I am always looking out for new experiences, wherever I may find myself.
Published January 16th 2016
The Great Ocean Road is one of those places you have to do at least once before you die, and fortunately, if you're in Melbourne, it only takes a day trip to see it. But with so many sights to fit in and so much ground to cover, it's worth considering an organised tour (yes they're targeted at visitors, but who says Australians can't join these tours too?).
The iconic Twelve Apostles are the reason most people know about the Great Ocean Road (but did you know were only nine of them, and eight now that one has collapsed?)
My tour was for only a day, but there is also the option of staying overnight in Apollo Bay and joining up with a tour stopping by the next day. Most people don't chose to do so, but it does make some sense if you have time; the tour starts with pickups between 6.50am and 7.30am (from your hotel in the city if you are a visitor), while arrival at home is at around 9.00pm, so it's quite a long day.
Stops on the tour include all the major attractions along the Great Ocean Road, like Memorial Arch, Gibson Steps, the Twelve Apostles and Loch Ard Gorge (I believe some tours see London Bridge instead of this last one), with commentary from the tour guide.
The Great Ocean Road was built by returned soldiers from WWI and the Memorial Arch is a tribute to their effort (this is the third incarnation of the arch). It is not the official beginning of the road (that's usually considered to be Torquay); more the sentimental start.
These high cliff faces and all the formations are found towards the end of the tour though. Before you get there you drive along the base of picturesque headlands, with some scenic famland thrown into the mix too.
Stops in the early stages of the tour include Kennett River, where you look for koalas (we spent almost too long here, since there were only three and they were right next to the car park, so we ended up feeding birds for the last ten minutes), and Maits Rest, where you take a walk through a cool temperature rainforest (one of the few places where our tour guide actually left the bus at a site and give us a tour of the area personally).
Kennett River is a really reliable spot to see wild koalas, but there's only so much time you can spend looking at such sedentary animals.

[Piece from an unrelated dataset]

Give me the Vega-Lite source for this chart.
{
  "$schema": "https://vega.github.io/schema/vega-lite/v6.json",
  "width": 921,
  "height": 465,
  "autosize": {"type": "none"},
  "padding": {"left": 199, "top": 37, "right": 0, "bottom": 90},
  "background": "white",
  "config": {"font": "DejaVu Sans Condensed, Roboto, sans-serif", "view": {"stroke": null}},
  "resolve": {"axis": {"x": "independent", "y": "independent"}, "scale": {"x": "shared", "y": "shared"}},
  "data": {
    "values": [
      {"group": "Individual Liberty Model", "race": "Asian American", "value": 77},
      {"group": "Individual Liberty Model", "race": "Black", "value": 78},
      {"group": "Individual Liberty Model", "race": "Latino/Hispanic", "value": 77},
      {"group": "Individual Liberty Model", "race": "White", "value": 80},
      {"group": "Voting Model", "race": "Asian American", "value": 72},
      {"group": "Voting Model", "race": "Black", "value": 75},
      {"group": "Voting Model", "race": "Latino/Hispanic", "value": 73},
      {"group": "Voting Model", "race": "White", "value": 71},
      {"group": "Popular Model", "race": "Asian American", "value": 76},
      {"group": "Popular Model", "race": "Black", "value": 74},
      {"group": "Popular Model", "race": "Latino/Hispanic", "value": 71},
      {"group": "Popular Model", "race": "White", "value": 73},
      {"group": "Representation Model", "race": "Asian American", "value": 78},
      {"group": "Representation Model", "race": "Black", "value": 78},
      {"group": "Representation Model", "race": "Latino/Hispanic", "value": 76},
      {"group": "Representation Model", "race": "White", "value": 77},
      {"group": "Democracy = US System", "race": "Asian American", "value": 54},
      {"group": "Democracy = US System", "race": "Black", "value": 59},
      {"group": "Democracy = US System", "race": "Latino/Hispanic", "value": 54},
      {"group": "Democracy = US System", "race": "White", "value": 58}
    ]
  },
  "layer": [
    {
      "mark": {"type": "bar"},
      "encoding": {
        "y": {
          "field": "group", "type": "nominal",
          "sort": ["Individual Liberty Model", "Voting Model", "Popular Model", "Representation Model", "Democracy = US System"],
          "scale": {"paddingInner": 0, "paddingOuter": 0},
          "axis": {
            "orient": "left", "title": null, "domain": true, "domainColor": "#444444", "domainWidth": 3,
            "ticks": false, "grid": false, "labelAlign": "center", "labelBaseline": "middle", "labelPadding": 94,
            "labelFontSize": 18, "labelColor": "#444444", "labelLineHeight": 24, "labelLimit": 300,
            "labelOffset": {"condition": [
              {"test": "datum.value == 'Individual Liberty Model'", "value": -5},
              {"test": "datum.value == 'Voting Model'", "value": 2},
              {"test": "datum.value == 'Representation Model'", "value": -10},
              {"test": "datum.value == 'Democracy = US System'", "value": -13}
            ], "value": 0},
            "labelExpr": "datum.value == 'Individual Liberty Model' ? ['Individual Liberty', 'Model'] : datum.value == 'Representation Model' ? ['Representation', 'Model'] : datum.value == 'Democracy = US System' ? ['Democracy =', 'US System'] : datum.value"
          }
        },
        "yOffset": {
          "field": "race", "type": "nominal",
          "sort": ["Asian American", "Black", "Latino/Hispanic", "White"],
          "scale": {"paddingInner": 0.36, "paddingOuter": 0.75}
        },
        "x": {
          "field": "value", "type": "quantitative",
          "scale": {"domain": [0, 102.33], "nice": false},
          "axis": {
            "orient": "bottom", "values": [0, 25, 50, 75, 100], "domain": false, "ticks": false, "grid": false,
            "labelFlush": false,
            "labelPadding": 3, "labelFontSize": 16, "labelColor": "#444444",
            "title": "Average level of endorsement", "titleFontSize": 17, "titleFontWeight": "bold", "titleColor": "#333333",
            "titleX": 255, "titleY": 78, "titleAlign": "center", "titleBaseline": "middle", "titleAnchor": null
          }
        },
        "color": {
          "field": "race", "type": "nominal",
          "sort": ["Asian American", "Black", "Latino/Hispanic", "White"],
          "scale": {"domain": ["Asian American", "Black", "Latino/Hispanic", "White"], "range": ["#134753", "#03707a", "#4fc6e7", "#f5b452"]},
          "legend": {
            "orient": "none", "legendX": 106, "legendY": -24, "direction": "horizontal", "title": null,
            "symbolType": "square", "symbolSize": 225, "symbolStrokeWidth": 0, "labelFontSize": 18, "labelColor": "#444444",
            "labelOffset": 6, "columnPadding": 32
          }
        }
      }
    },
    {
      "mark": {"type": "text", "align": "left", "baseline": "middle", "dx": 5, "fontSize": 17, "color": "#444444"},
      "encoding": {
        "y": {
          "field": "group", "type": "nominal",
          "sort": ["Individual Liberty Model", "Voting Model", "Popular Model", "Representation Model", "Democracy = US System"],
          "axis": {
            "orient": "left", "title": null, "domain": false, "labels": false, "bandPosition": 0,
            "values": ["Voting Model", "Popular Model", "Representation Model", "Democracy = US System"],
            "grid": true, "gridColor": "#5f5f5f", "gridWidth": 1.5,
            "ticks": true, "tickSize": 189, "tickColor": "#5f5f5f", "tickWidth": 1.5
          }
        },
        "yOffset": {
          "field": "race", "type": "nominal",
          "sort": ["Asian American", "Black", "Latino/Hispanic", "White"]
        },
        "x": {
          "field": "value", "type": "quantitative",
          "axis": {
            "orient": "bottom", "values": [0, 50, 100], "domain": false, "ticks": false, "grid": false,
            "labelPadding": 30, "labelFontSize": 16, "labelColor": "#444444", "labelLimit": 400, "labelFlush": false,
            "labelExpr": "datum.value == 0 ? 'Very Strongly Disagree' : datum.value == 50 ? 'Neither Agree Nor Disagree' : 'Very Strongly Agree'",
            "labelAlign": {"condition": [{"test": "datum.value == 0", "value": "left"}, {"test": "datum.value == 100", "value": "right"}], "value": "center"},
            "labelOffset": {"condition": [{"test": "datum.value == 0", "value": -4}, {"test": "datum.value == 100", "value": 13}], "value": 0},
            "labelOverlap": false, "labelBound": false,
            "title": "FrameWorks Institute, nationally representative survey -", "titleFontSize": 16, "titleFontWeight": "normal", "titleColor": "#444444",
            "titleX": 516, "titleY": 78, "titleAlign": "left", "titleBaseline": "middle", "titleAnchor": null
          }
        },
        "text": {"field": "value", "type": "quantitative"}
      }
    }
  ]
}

Morning tea and lunch are both covered in the price of the tour. The former is brought along on the bus and consists of tea and biscuits, while the latter is held at Iluka Restaurant in Apollo Bay. My tour went so long that we stopped for dinner on way home in Colac (the tour doesn't follow the Great Ocean Road on the way home, but cuts inland to save time) so you still may want to bring some of your own food however.

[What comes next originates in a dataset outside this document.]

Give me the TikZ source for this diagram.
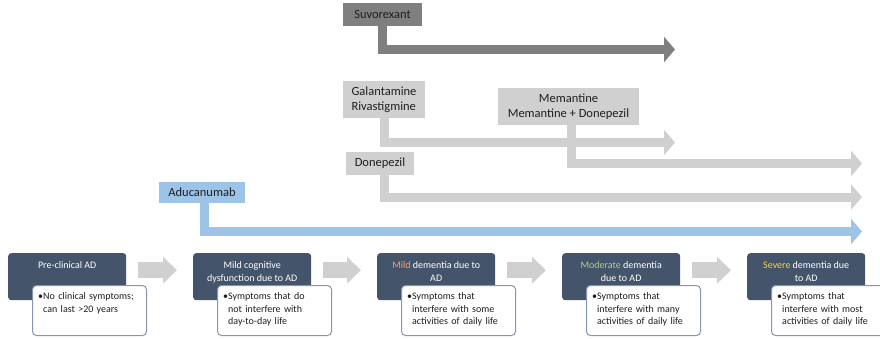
\documentclass[tikz,border=0pt]{standalone}
\usepackage{fontspec}
\setmainfont{Carlito}
\usetikzlibrary{arrows.meta,positioning}
\definecolor{navy}{HTML}{44546A}
\definecolor{noteborder}{HTML}{8496B0}
\definecolor{drugdark}{HTML}{7F7F7F}
\definecolor{druglight}{HTML}{D0D0D0}
\definecolor{drugtext}{HTML}{1E1E1E}
\definecolor{adublue}{HTML}{9DC3E6}
\definecolor{arrowgrey}{HTML}{D0D0D0}
\definecolor{mildc}{HTML}{F4A261}
\definecolor{modc}{HTML}{A9D18E}
\definecolor{sevc}{HTML}{FFD43B}

\begin{document}
\begin{tikzpicture}[x=1pt, y=-1pt,
  stagebox/.style={fill=navy, rounded corners=3pt, minimum width=118pt, minimum height=47pt, anchor=north west, inner sep=0pt},
  stagetitle/.style={text=white, font=\fontsize{10}{13.5}\selectfont, align=center, anchor=north, inner sep=0pt},
  notebox/.style={draw=noteborder, fill=white, line width=1pt, rounded corners=4pt, minimum width=114pt, minimum height=50pt, anchor=north west, inner sep=0pt},
  notetext/.style={font=\fontsize{10}{12.5}\selectfont, text=drugtext, text width=92pt, align=left, anchor=north west, inner sep=0pt},
  drug/.style={font=\fontsize{12.5}{15}\selectfont, text=drugtext, inner sep=0pt, minimum height=23pt},
  rx/.style={line width=9pt, -{Triangle[length=11pt,width=25pt]}},
  stagearrow/.style={draw=arrowgrey, line width=16pt, -{Triangle[length=14pt,width=26pt]}}]
\useasboundingbox (0,0) rectangle (880,338);

\node[drug, fill=drugdark, minimum width=79pt] (suvo) at (382.5,14.5) {Suvorexant};
\node[drug, fill=druglight, minimum width=82pt, minimum height=37pt, align=left] (galan) at (384,99.5) {Galantamine\\Rivastigmine};
\node[drug, fill=druglight, minimum width=141pt, minimum height=37pt, align=center] (meman) at (568.5,106.5) {Memantine\\Memantine + Donepezil};
\node[drug, fill=druglight, minimum width=68pt] (donep) at (380,163.5) {Donepezil};
\node[drug, fill=adublue, minimum width=86pt, minimum height=21pt] (aduc) at (202,192.5) {Aducanumab};

\coordinate (suvoEnd) at (675,49.5);
\coordinate (galanEnd) at (675,142.5);
\coordinate (memanEnd) at (862,163.5);
\coordinate (donepEnd) at (862,197);
\coordinate (aducEnd) at (862,231.5);
\draw[rx, draw=drugdark] (suvo.south) |- (suvoEnd);
\draw[rx, draw=druglight] (galan.south) |- (galanEnd);
\draw[rx, draw=druglight] ([xshift=3pt]meman.south) |- (memanEnd);
\draw[rx, draw=druglight] ([xshift=4pt]donep.south) |- (donepEnd);
\draw[rx, draw=adublue] ([xshift=2pt]aduc.south) |- (aducEnd);

\foreach \i/\x/\ttl/\note in {
  1/8/{Pre-clinical AD}/{No clinical symptoms;\\can last >20 years},
  2/193/{Mild cognitive\\dysfunction due to AD}/{Symptoms that do\\not interfere with\\day-to-day life},
  3/377/{\textcolor{mildc}{Mild} dementia due to\\AD}/{Symptoms that\\interfere with some\\activities of daily life},
  4/562/{\textcolor{modc}{Moderate} dementia\\due to AD}/{Symptoms that\\interfere with many\\activities of daily life},
  5/747/{\textcolor{sevc}{Severe} dementia due\\to AD}/{Symptoms that\\interfere with most\\activities of daily life}}{
  \node[stagebox] (s\i) at (\x,253) {};
  \node[stagetitle] (h\i) at ([yshift=-8pt]s\i.north) {\ttl};
  \node[notebox] (b\i) at (\x+24,285) {};
  \node[notetext] (t\i) at ([xshift=11pt,yshift=-7.5pt]b\i.north west) {\llap{\textbullet}\note};
}
\foreach \i in {1,2,3,4}{
  \pgfmathtruncatemacro{\j}{\i+1}
  \draw[stagearrow] ([xshift=12pt,yshift=6.5pt]s\i.east) -- ([xshift=-16pt,yshift=6.5pt]s\j.west);
}
\end{tikzpicture}
\end{document}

Sightseeing Tours Australia is not the only organisation that offers days tours along the Great Ocean Road, which you notice very quickly by the crowds at every attraction (a lot of them stopping at each attraction at the same time). If lots of people doesn't appeal to you, you can do the Reverse Tour (which does everything backwards and aims to visit places when the crowds have either not arrived yet, or already moved on). The other people didn't really bother me though. Quite the opposite in fact, as without them I never would have discovered the bird-feeding.
It is indeed a great trip. My husband and I did it under our own steam and made a long weekend of it staying at Apollo Bay. We also did the tree top walk, wandered off to see some lovely waterfalls, went on a short tour at Apollo Bay to see glow worms (it was awesome), and took a drive up to Port Fairy as well.